Just like I’ve never had (until recently) any reason to define capitalism, I also have never felt any need to define libertarianism. Some people use the non-aggression principle, but that strikes me as more of a statement about how we should behave.
What if we’re trying to define the rules for libertarian governance?
In that case, my definition is very much based on property rights. What’s mine is mine and what’s yours is yours, and we both have the right to engage (or to not engage) in voluntary exchange. I realize that’s not the most elegant or comprehensive statement of principles, but I think it provides a useful framework for the debate over vaccine mandates.
Regarding that issue, I’m glad that private companies had the expertise and opportunity to develop vaccines against the coronavirus, and I got vaccinated as soon as possible. That being said, I definitely don’t think government should force anyone to make that choice. But I also think that people who opt against vaccination should accept the non-governmental consequences.
Here’s some of what I wrote about this topic back in April.
What if private businesses decide that customers are only allowed if they prove they’ve been vaccinated? From a libertarian perspective, guided by core principles such as property rights and freedom of association, that should be totally acceptable. And that’s true even if we think the owners of the businesses are making silly choices. After all, it’s their property.
The Dispatch has an article on this controversy.
Written by Andrew Egger, it starts by pointing out that there’s a political fight in South Dakota because a private company has announced that all employees must be vaccinated.
South Dakota’s largest employer is Sanford Health, a hospital and health care system that employs nearly 10,000 people in the eastern half of the state. On July 22, Sanford, which operates in both Dakotas and Minnesota, announced it would begin requiring all its employees to get vaccinated for COVID by November 1. Within weeks, two Republican members of the state House, Reps. Jon Hansen and Scott Odenbach, had introduced legislation punching back. The COVID-19 Vaccine Freedom of Conscience Act would give South Dakotans “the right to be exempt from any COVID-19 vaccination mandate, requirement, obligation, or demand on the basis that receiving a COVID-19 vaccination violates his or her conscience.” …By the end of August, state House Speaker Spencer Gosch had come aboard the mandate ban effort as well. …The only problem: Noem doesn’t support the legislation.

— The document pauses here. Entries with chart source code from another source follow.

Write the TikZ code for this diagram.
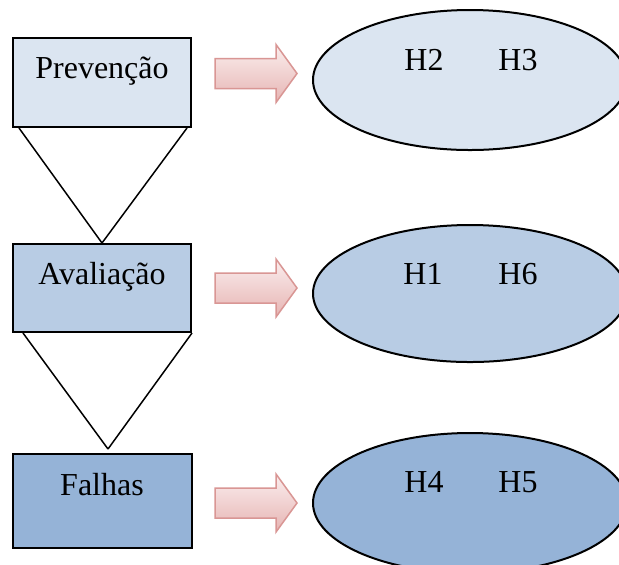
\documentclass[tikz,border=0pt]{standalone}
\usepackage{fontspec}
\setmainfont{Liberation Serif}
\usetikzlibrary{calc,positioning,shapes.geometric}

\begin{document}
\begin{tikzpicture}[x=0.5pt,y=-0.5pt,
    box/.style={draw=black,line width=1pt,rectangle,inner sep=0pt},
    oval/.style={draw=black,line width=1pt,ellipse,inner sep=0pt,
      minimum width=157pt},
    txt/.style={anchor=base,inner sep=0pt,font=\fontsize{16}{19}\selectfont},
    leg/.style={line width=0.75pt,draw=black}]
                        \clip (0,0) rectangle (619,564);
                        \fill[white] (0,0) rectangle (619,564);

                        % Changing colors
                        \definecolor{levelA}{RGB}{219,229,241}%
                        \definecolor{levelB}{RGB}{184,204,228}%
                        \definecolor{levelC}{RGB}{149,179,215}%
                        \definecolor{arrowtop}{RGB}{251,238,238}%
                        \definecolor{arrowbot}{RGB}{230,180,179}%
                        \definecolor{arrowline}{RGB}{217,150,148}%

                        % Drawing boxes
                        \node [box,fill=levelA,minimum width=89pt,minimum height=44.5pt] (prev) at (102,82.5) {};
                        \node [box,fill=levelB,minimum width=89pt,minimum height=44pt] (aval) at (102,288) {};
                        \node [box,fill=levelC,minimum width=89.5pt,minimum height=47pt] (falh) at (102.5,501) {};

                        % Marking box texts
                        \node [txt] (prevtxt) at (102,78) {Prevenção};
                        \node [txt] (avaltxt) at (102,284) {Avaliação};
                        \node [txt] (falhtxt) at (102,495) {Falhas};

                        % Drawing triangle prev aval
                        \draw [leg] ($(prev.south west)+(7,0)$) -- (aval.north);
                        \draw [leg] ($(prev.south east)+(-5,0)$) -- (aval.north);

                        % Drawing triangle aval falh
                        \coordinate (tip) at ($(falh.north)+(5.5,-4)$);
                        \draw [leg] ($(aval.south west)+(11,0)$) -- (tip);
                        \draw [leg] ($(aval.south east)+(0,0)$) -- (tip);

                        % Drawing block arrows
                        \foreach \yc in {73.5,288,503} {
                          \shade [top color=arrowtop,bottom color=arrowbot,draw=arrowline,line width=0.75pt]
                            (215,\yc-15) -- (276,\yc-15) -- (276,\yc-29) -- (297,\yc)
                            -- (276,\yc+29) -- (276,\yc+15) -- (215,\yc+15) -- cycle;%
                        }

                        % Drawing ovals
                        \node [oval,fill=levelA,minimum height=70pt] (hyA) at (470,80) {};
                        \node [oval,fill=levelB,minimum height=68.5pt] (hyB) at (470,293.5) {};
                        \node [oval,fill=levelC,minimum height=70pt] (hyC) at (470,503) {};

                        % Marking hypotheses
                        \node [txt] (hTwo) at (424,70) {H2};
                        \node [txt] (hThree) at (518,70) {H3};
                        \node [txt] (hOne) at (423,284) {H1};
                        \node [txt] (hSix) at (518,284) {H6};
                        \node [txt] (hFour) at (424,492) {H4};
                        \node [txt] (hFive) at (518,492) {H5};
                    \end{tikzpicture}
\end{document}
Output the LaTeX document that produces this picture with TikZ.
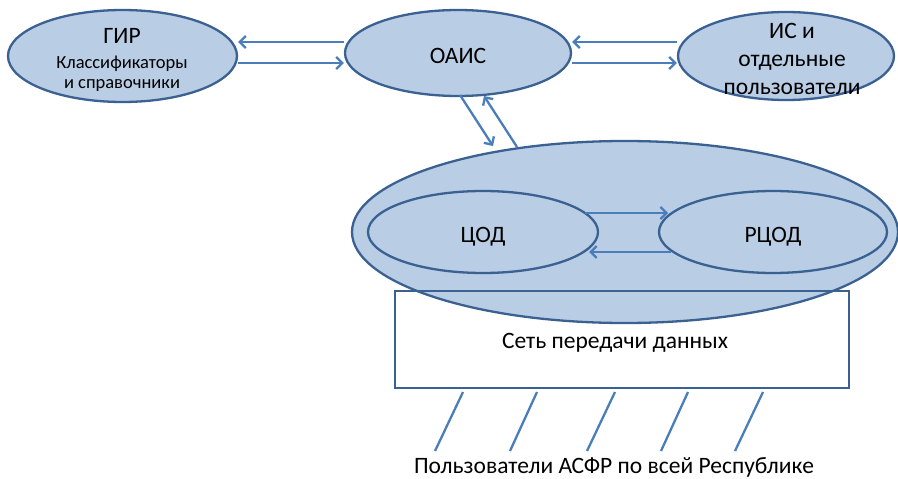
\documentclass[tikz,border=0pt]{standalone}
\usepackage{fontspec}
\setmainfont{Carlito}
\usetikzlibrary{shapes.geometric,arrows.meta}
\definecolor{fillb}{HTML}{B9CDE5}
\definecolor{edgeb}{HTML}{3B6192}
\definecolor{arrb}{HTML}{4A7EBB}
\begin{document}
\begin{tikzpicture}[x=1pt,y=-1pt,
  ell/.style={ellipse, draw=edgeb, fill=fillb, line width=2.3pt, inner sep=0pt},
  arr/.style={draw=arrb, line width=2.3pt, -{Straight Barb[length=6pt,width=12pt]}},
  plainline/.style={draw=arrb, line width=2.3pt},
  big/.style={font=\fontsize{23.5}{28}\selectfont, inner sep=0pt, anchor=base},
  small/.style={font=\fontsize{18.5}{22}\selectfont, inner sep=0pt, anchor=base}]
\useasboundingbox (0,0) rectangle (898,479);
% top row
\node[ell, minimum width=229pt, minimum height=92pt] (gir) at (122.5,56) {};
\node[ell, minimum width=226pt, minimum height=86pt] (oais) at (458,53) {};
\node[ell, minimum width=216pt, minimum height=88pt] (is) at (786,56) {};
\node[big] (tgir) at (122,43.5) {ГИР};
\node[small] (tklass) at (122,68.3) {Классификаторы};
\node[small] (tsprav) at (122,88) {и справочники};
\node[big] (toais) at (458,63) {ОАИС};
\node[big] (tis1) at (792,38.3) {ИС и};
\node[big] (tis2) at (792,66.7) {отдельные};
\node[big] (tis3) at (792,94) {пользователи};
% big ellipse and inner ellipses
\node[ell, minimum width=546pt, minimum height=182pt] (cloud) at (625,232) {};
\node[ell, minimum width=230pt, minimum height=82pt] (cod) at (483,232) {};
\node[ell, minimum width=228pt, minimum height=82pt] (rcod) at (773,232) {};
\node[big] (tcod) at (483,242) {ЦОД};
\node[big] (trcod) at (773,242) {РЦОД};
% network box
\node[draw=edgeb, line width=2.3pt, minimum width=454pt, minimum height=97pt, inner sep=0pt] (net) at (622,339.5) {};
\node[big] (tnet) at (615,348) {Сеть передачи данных};
\node[big] (tusers) at (614,473) {Пользователи АСФР по всей Республике};
% arrows top row
\draw[arr] (oais.west |- 0,42) -- (gir.east |- 0,42);
\draw[arr] (gir.east |- 0,63) -- (oais.west |- 0,63);
\draw[arr] (is.west |- 0,42) -- (oais.east |- 0,42);
\draw[arr] (oais.east |- 0,63) -- (is.west |- 0,63);
% OAIS <-> cloud
\coordinate (d1s) at (460,95);
\coordinate (d1e) at (493,146);
\coordinate (d2s) at (517,147);
\coordinate (d2e) at (484,96);
\draw[arr] (d1s) -- (d1e);
\draw[arr] (d2s) -- (d2e);
% COD <-> RCOD
\coordinate (c1s) at (585,213);
\coordinate (c1e) at (668,213);
\coordinate (c2s) at (671,252);
\coordinate (c2e) at (589,252);
\draw[arr] (c1s) -- (c1e);
\draw[arr] (c2s) -- (c2e);
% user lines
\foreach \i/\xt/\xb in {1/463/435, 2/537/510, 3/615/587, 4/688/661, 5/763/735} {
  \coordinate (u\i t) at (\xt,392);
  \coordinate (u\i b) at (\xb,451);
  \draw[plainline] (u\i t) -- (u\i b);
}
\end{tikzpicture}
\end{document}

Why is Governor Kristi Noem against the legislation?
For a very libertarian reason. She doesn’t think the government has the right to tell a private company how to operate.
…the laissez-faire approach that made Noem a conservative folk hero in last year’s fights has gotten her crosswise with her fellow Republicans on the issue of vaccine mandate bans. “Frankly, I don’t think businesses should be mandating that their employees should be vaccinated,” she said in a video posted to Twitter last week. “And if they do mandate vaccines to their employees, they should be making religious and other exemptions available to them. But I don’t have the authority as governor to tell them what to do.”
Amen.
If you believe in private property, the owners of a business should have the right to decide whom they employ and whom they do business with.

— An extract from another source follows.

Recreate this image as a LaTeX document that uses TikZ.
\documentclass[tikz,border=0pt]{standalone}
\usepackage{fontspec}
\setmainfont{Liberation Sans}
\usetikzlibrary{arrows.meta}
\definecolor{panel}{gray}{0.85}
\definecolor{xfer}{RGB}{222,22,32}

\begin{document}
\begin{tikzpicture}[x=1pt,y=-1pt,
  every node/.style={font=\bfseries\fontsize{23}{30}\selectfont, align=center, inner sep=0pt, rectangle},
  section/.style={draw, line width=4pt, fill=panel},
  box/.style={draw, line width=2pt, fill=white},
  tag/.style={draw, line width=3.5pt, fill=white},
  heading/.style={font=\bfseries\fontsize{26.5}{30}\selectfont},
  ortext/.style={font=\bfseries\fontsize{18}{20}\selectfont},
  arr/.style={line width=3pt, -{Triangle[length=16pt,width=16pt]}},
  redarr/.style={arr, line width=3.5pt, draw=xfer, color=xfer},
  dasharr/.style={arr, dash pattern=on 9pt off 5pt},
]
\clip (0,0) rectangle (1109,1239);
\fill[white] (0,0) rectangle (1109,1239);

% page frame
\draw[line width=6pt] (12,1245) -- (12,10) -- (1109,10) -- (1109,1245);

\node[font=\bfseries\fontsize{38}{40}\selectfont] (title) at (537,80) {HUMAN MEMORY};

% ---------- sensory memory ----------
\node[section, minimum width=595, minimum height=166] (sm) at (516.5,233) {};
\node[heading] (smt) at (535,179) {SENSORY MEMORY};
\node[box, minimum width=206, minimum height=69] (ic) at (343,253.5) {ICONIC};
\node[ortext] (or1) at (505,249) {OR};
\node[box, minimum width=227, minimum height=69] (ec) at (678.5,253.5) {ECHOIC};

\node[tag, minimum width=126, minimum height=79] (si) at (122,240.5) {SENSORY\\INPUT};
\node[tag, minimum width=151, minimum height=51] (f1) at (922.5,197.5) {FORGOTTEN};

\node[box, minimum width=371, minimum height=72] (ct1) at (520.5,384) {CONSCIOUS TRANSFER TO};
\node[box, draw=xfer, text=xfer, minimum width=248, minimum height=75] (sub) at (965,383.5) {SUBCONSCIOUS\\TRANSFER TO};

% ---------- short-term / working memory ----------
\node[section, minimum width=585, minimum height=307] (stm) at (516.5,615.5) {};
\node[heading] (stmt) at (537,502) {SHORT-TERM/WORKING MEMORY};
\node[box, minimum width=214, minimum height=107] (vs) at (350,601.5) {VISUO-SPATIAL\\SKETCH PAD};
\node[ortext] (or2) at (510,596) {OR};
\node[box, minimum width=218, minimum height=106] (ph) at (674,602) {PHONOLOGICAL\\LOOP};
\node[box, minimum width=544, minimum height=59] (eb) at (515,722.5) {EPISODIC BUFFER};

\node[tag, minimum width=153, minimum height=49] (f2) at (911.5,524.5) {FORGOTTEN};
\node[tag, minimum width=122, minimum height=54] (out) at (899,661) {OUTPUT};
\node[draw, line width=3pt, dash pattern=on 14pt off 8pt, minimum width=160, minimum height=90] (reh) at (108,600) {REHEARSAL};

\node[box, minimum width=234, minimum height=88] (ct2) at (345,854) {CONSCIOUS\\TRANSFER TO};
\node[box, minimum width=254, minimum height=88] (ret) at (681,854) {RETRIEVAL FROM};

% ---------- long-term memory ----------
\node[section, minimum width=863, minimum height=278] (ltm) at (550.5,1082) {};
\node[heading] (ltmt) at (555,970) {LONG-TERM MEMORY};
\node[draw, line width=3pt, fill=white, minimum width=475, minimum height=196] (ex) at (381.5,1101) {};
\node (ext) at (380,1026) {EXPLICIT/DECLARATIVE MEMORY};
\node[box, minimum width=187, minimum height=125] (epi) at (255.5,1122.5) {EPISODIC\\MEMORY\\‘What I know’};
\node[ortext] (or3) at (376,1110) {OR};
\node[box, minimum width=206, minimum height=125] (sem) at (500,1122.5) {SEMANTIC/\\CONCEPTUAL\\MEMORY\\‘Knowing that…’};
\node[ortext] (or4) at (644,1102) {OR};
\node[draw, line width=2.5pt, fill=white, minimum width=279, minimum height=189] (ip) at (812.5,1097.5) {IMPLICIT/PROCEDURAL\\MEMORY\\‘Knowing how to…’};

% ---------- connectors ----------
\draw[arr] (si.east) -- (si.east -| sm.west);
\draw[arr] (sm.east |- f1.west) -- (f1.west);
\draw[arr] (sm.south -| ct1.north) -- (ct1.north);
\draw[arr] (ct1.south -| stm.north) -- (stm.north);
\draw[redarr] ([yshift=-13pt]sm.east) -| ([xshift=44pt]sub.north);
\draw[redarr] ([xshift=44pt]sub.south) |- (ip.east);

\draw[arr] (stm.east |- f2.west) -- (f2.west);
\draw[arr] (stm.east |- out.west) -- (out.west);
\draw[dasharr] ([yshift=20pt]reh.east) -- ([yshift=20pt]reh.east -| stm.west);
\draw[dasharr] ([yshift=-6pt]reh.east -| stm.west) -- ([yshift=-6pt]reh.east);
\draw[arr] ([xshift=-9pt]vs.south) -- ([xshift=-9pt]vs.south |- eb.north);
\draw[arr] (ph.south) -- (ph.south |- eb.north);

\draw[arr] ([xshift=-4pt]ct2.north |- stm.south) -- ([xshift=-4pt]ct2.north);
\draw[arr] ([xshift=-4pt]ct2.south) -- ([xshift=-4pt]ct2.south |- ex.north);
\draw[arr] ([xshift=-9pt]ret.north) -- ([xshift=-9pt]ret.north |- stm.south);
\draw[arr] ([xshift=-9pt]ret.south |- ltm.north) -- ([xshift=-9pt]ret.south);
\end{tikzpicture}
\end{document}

Just as consumers can choose where to shop and workers can choose to leave jobs they don’t like.
Here’s a final excerpt from the article.
“Nobody is stopping you from making that decision [not to get vaccinated], but you don’t have a right to a particular job,” Noem spokesman Ian Fury told The Dispatch. “The business owner has the right to his business. You do not have a right to an individual job, because you don’t own that business.” …Philosophically, that puts Noem firmly in the camp of free-market Republicans past: largely content to preside passively over a state economy in which companies are free to set their own standards of conduct and employees are free to work for companies that share their values—and quit jobs if they don’t.
The bottom line is that libertarians (and small-government conservatives) should not be upset about private companies making private decisions.
Instead, we should get irked when politicians try to mandate those decisions.
In a column for the Washington Examiner, Quin Hillyer condemns Joe Biden’s recent declaration that companies either must require vaccination or conduct constant testing.
President Joe Biden’s decision to require large private employers to ensure their workers are vaccinated or tested for the coronavirus is problematic not just in terms of the Constitution, statutes, and liberty interests, but it is also highly impractical. …This is crazy. If the onus is on the businesses, what are businesses to do if employees refuse to comply? Fire them all? …This rule is a recipe for lawsuits. Will businesses be caught in a bind — penalized for unvaccinated workers but also charged with unfair labor practices if they evade the mandate by reducing payrolls below 100? …If massive new testing is required as a mere screening method, even for those feeling perfectly healthy, how will medical personnel keep up? Who will keep administrative tabs on all this? And if businesses are required to provide time off for workers to get tested, how will their own efficiency and productivity suffer?
Given the fact that Biden is a career politician with no experience in the private sector, I guess we shouldn’t be surprised by this White House proposal.
After all this is an Administration that thinks copying the failed fiscal policies of Greece, France, and Italy is how you “build back better.”